● **Work to complete**
Starting at the first line of the data, please print exactly those lines through the one that holds "DY = 27 / px_cat", omitting every picture.
BEGIN
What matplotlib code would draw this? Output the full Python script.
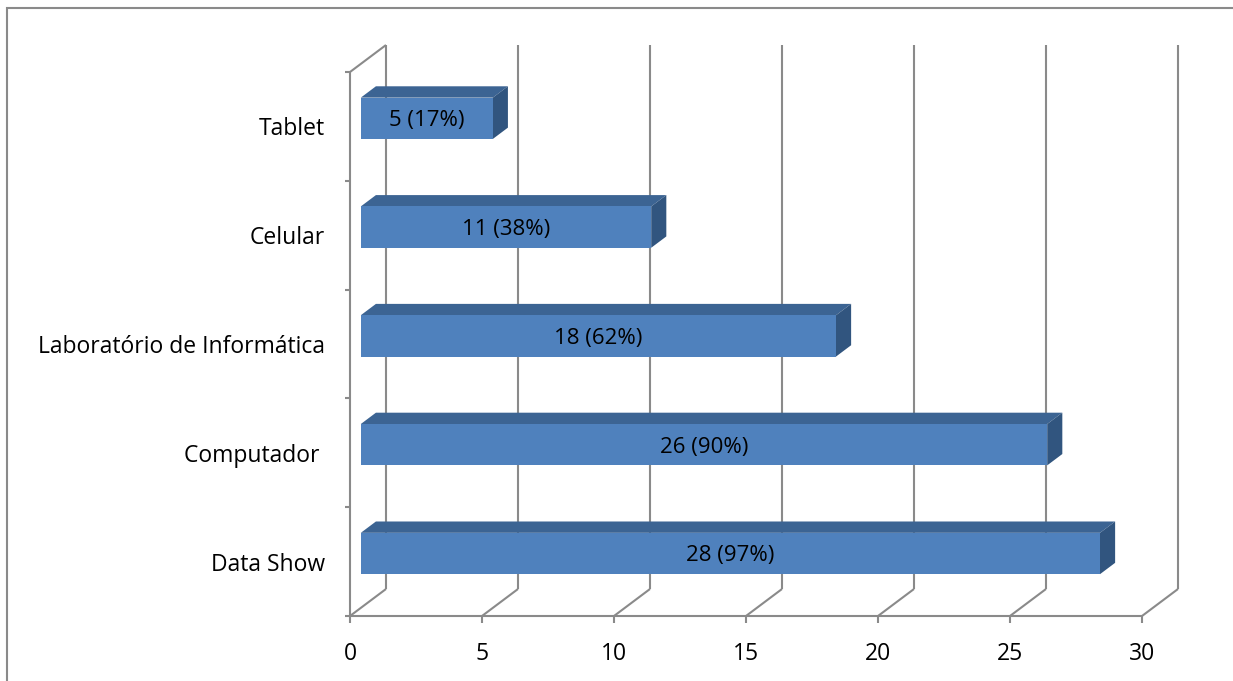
import matplotlib.pyplot as plt
from matplotlib.patches import Polygon, Rectangle

# chart data
categories = ['Data Show', 'Computador ', 'Laboratório de Informática', 'Celular', 'Tablet']
counts = [28, 26, 18, 11, 5]
percents = [97, 90, 62, 38, 17]
xticks = [0, 5, 10, 15, 20, 25, 30]

W, H = 1233, 681
plt.rcParams['font.family'] = ['Open Sans', 'DejaVu Sans']

fig = plt.figure(figsize=(W / 100, H / 100), dpi=100)
ax = fig.add_axes([0, 0, 1, 1])
ax.axis('off')

# pixel scale of value axis and category axis
px_val = 26.4
px_cat = 108.8
x0_px = 350     # value 0 on the front plane
y0_px = 616     # floor on the front plane (from top)
ax.set_xlim(-x0_px / px_val, (W - x0_px) / px_val)
ax.set_ylim(-(H - y0_px) / px_cat, y0_px / px_cat)

# oblique depth offset (full depth)
DX = 36 / px_val
DY = 27 / px_cat


def proj(v, c, d):
    return v + d * DX, c + d * DY


grid = dict(color='#8a8a8a', lw=1.5, solid_capstyle='butt', zorder=1)
ncat = len(categories)
vmax = xticks[-1]

# back wall gridlines and floor diagonals
for v in xticks:
    (xa, ya), (xb, yb) = proj(v, 0, 1), proj(v, ncat, 1)
    ax.plot([xa, xb], [ya, yb], **grid)
    (xa, ya), (xb, yb) = proj(v, 0, 0), proj(v, 0, 1)
    ax.plot([xa, xb], [ya, yb], **grid)
    ax.plot([v, v], [0, -7 / px_cat], **grid)
    ax.text(v, -35 / px_cat, str(v), ha='center', va='center_baseline', fontsize=16.5)

# front floor edge, left wall edges
ax.plot([0, vmax], [0, 0], **grid)
ax.plot([0, 0], [0, ncat], **grid)
(xa, ya), (xb, yb) = proj(0, ncat, 0), proj(0, ncat, 1)
ax.plot([xa, xb], [ya, yb], **grid)
for c in range(ncat + 1):
    ax.plot([0, -5 / px_val], [c, c], **grid)

# 3D bars
front_c, top_c, side_c = '#4f81bd', '#3c6493', '#31557f'
d0, d1 = 0.3, 0.72
half = 0.19
for i, (name, n, p) in enumerate(zip(categories, counts, percents)):
    c0, c1 = i + 0.5 - half, i + 0.5 + half
    front = [proj(0, c0, d0), proj(n, c0, d0), proj(n, c1, d0), proj(0, c1, d0)]
    top = [proj(0, c1, d0), proj(n, c1, d0), proj(n, c1, d1), proj(0, c1, d1)]
    side = [proj(n, c0, d0), proj(n, c0, d1), proj(n, c1, d1), proj(n, c1, d0)]
    ax.add_patch(Polygon(top, closed=True, fc=top_c, ec='none', zorder=3))
    ax.add_patch(Polygon(side, closed=True, fc=side_c, ec='none', zorder=3))
    ax.add_patch(Polygon(front, closed=True, fc=front_c, ec='none', zorder=4))
    tx, ty = proj(n / 2, i + 0.5, d0)
    ax.text(tx, ty, f'{n} ({p}%)', ha='center', va='center_baseline',
            fontsize=16, zorder=5)
    ax.text(-25 / px_val, i + 0.5, name, ha='right', va='center_baseline', fontsize=16.5)

# outer frame
fig.patches.append(Rectangle((6.5 / W, -0.1), 1.2, (H - 7.5) / H + 0.1,
                             transform=fig.transFigure, fill=False,
                             ec='#8a8a8a', lw=1.5))

fig.savefig('out.png', dpi=100)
END
● **Result of this exercise**
What matplotlib code would draw this? Output the full Python script.
import matplotlib.pyplot as plt
from matplotlib.patches import Polygon, Rectangle

# chart data
categories = ['Data Show', 'Computador ', 'Laboratório de Informática', 'Celular', 'Tablet']
counts = [28, 26, 18, 11, 5]
percents = [97, 90, 62, 38, 17]
xticks = [0, 5, 10, 15, 20, 25, 30]

W, H = 1233, 681
plt.rcParams['font.family'] = ['Open Sans', 'DejaVu Sans']

fig = plt.figure(figsize=(W / 100, H / 100), dpi=100)
ax = fig.add_axes([0, 0, 1, 1])
ax.axis('off')

# pixel scale of value axis and category axis
px_val = 26.4
px_cat = 108.8
x0_px = 350     # value 0 on the front plane
y0_px = 616     # floor on the front plane (from top)
ax.set_xlim(-x0_px / px_val, (W - x0_px) / px_val)
ax.set_ylim(-(H - y0_px) / px_cat, y0_px / px_cat)

# oblique depth offset (full depth)
DX = 36 / px_val
DY = 27 / px_cat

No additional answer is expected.